I remember owning an
electric coffee bean grinder when I hung out with Muriel. She always wanted her coffee to come from
freshly ground coffee beans.
So I really didn’t
get a solid answer about Muriel. I think
there’s a 55% probability she’s “gone on to Glory” and a 45% probability she
just abandoned The Internet, after all, when she and I were together she’d have
nothing to do with computers and cyberspace.
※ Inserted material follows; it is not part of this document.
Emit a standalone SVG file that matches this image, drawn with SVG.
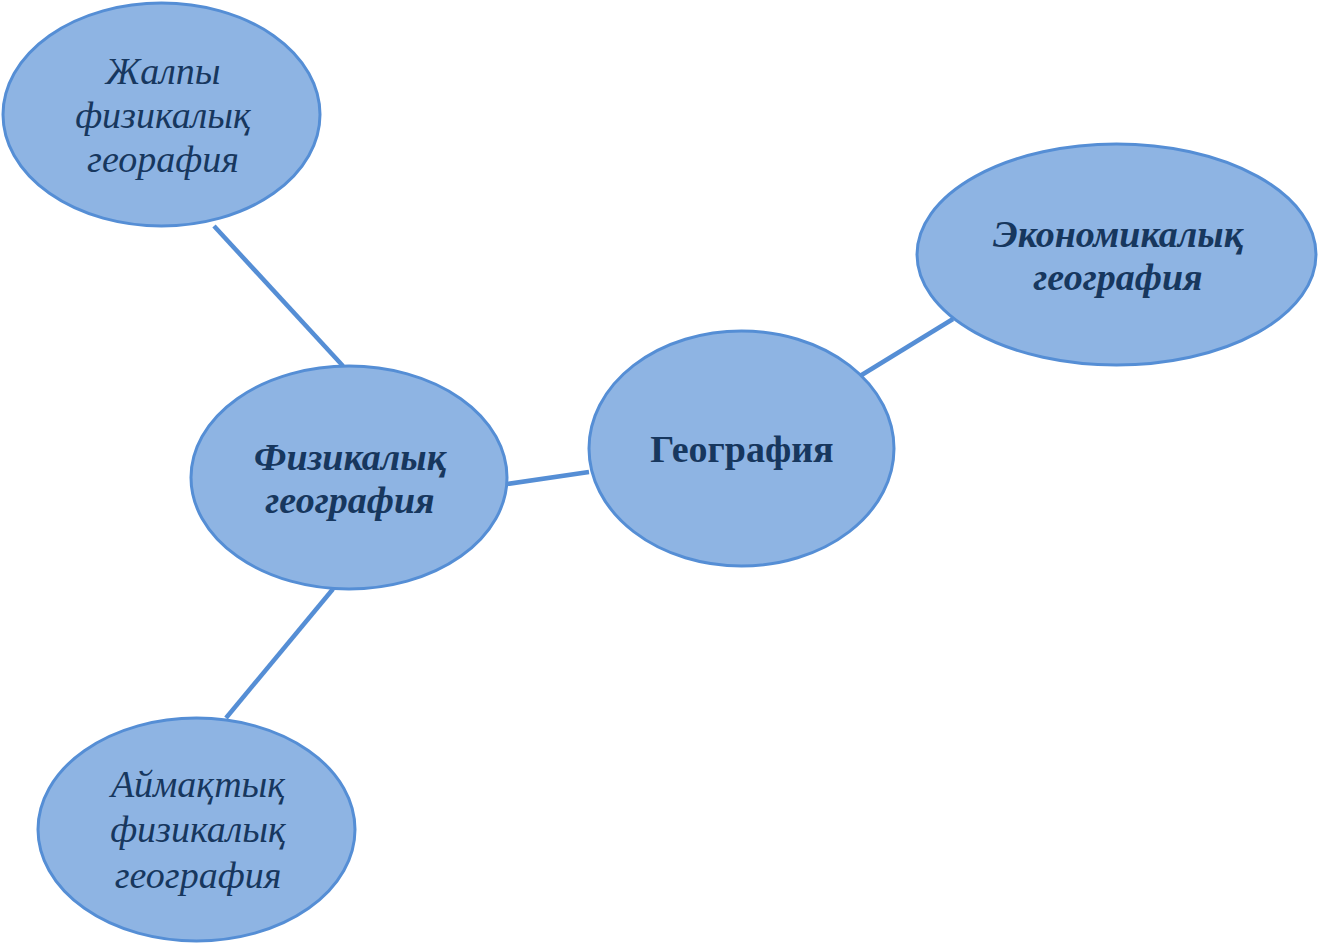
<svg xmlns="http://www.w3.org/2000/svg" width="1319" height="944" viewBox="0 0 1319 944">
<style>
.n{fill:#8EB4E3;stroke:#558ED5;stroke-width:3}
.c{stroke:#558ED5;stroke-width:4.5;fill:none}
.t{font-family:"Liberation Serif","Times New Roman",serif;font-size:38px;fill:#17375E;text-anchor:middle}
.i{font-style:italic}
.bi{font-style:italic;font-weight:bold}
.b{font-weight:bold}
</style>
<rect width="1319" height="944" fill="#FFFFFF"/>
<g id="connectors">
<line class="c" x1="214" y1="226" x2="343" y2="366"/>
<line class="c" x1="507" y1="484" x2="589" y2="472"/>
<line class="c" x1="860" y1="376" x2="953" y2="319"/>
<line class="c" x1="333" y1="589" x2="226" y2="718"/>
</g>
<g id="zhalpy">
<ellipse class="n" cx="161.5" cy="114.5" rx="158.5" ry="111.5"/>
<text class="t i" x="163" y="84">Жалпы</text>
<text class="t i" x="163" y="128">физикалық</text>
<text class="t i" x="163" y="172">георафия</text>
</g>
<g id="ekonomikalyq">
<ellipse class="n" cx="1116.5" cy="254.5" rx="199.5" ry="110.5"/>
<text class="t bi" x="1118" y="247">Экономикалық</text>
<text class="t bi" x="1118" y="290">география</text>
</g>
<g id="geografiya">
<ellipse class="n" cx="741.5" cy="448.5" rx="152.5" ry="117.5"/>
<text class="t b" x="742" y="462">География</text>
</g>
<g id="fizikalyq">
<ellipse class="n" cx="349" cy="477.5" rx="158" ry="111.5"/>
<text class="t bi" x="350" y="470">Физикалық</text>
<text class="t bi" x="350" y="513">география</text>
</g>
<g id="aimaqtyq">
<ellipse class="n" cx="196.5" cy="829.5" rx="158.5" ry="111.5"/>
<text class="t i" x="198" y="797">Аймақтық</text>
<text class="t i" x="198" y="842">физикалық</text>
<text class="t i" x="198" y="888">география</text>
</g>
</svg>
Then, like a switch got thrown in her brain, she was “all in” when it
came to the cyberwebs.
Long ago, wow, has
it been 27 years? Long ago Muriel told
me a story about a cat she had.
“I had an orange cat
named Tuna,” she said as we sat in the living room one evening. “I changed apartments and couldn’t keep
him. My brother was teaching in the Hopi
Nation in Arizona and he said he’d take Tuna, take care of him.
“So I drove to
Arizona and left Tuna with my brother,” Muriel went on. “About a year later we were at a family thing
in Roswell and I asked him about Tuna.”
“Tuna disappeared
from my apartment, it was the weirdest thing,” said
Brother. “He didn’t slip out, he just
wasn’t there anymore. I looked around
the neighborhood.”
“Some time later I
was telling the story at school on a Parent-Teacher conference day,” Brother
said. “There we were in this room and
there was this Hopi elder, part of a family who came that day, this Hopi elder
sitting in the corner.”
“Your cat is still
here,” said the elder. “Tuna has moved
on, he wears a mantle of stardust and walks the nation scaring coyote. That gives him great pleasure. He laughs a cat laugh.”
“How did you know
his name?” Brother asked the elder.
“He drops by my home
every now and then in the evenings and we talk.”
Maybe Muriel just
moved on too.
-End-
*Name is made up to
cover my ass in this litigious world….
I have recently been thinking of an old friend who I can't find any recent activity on and wondering the same thing.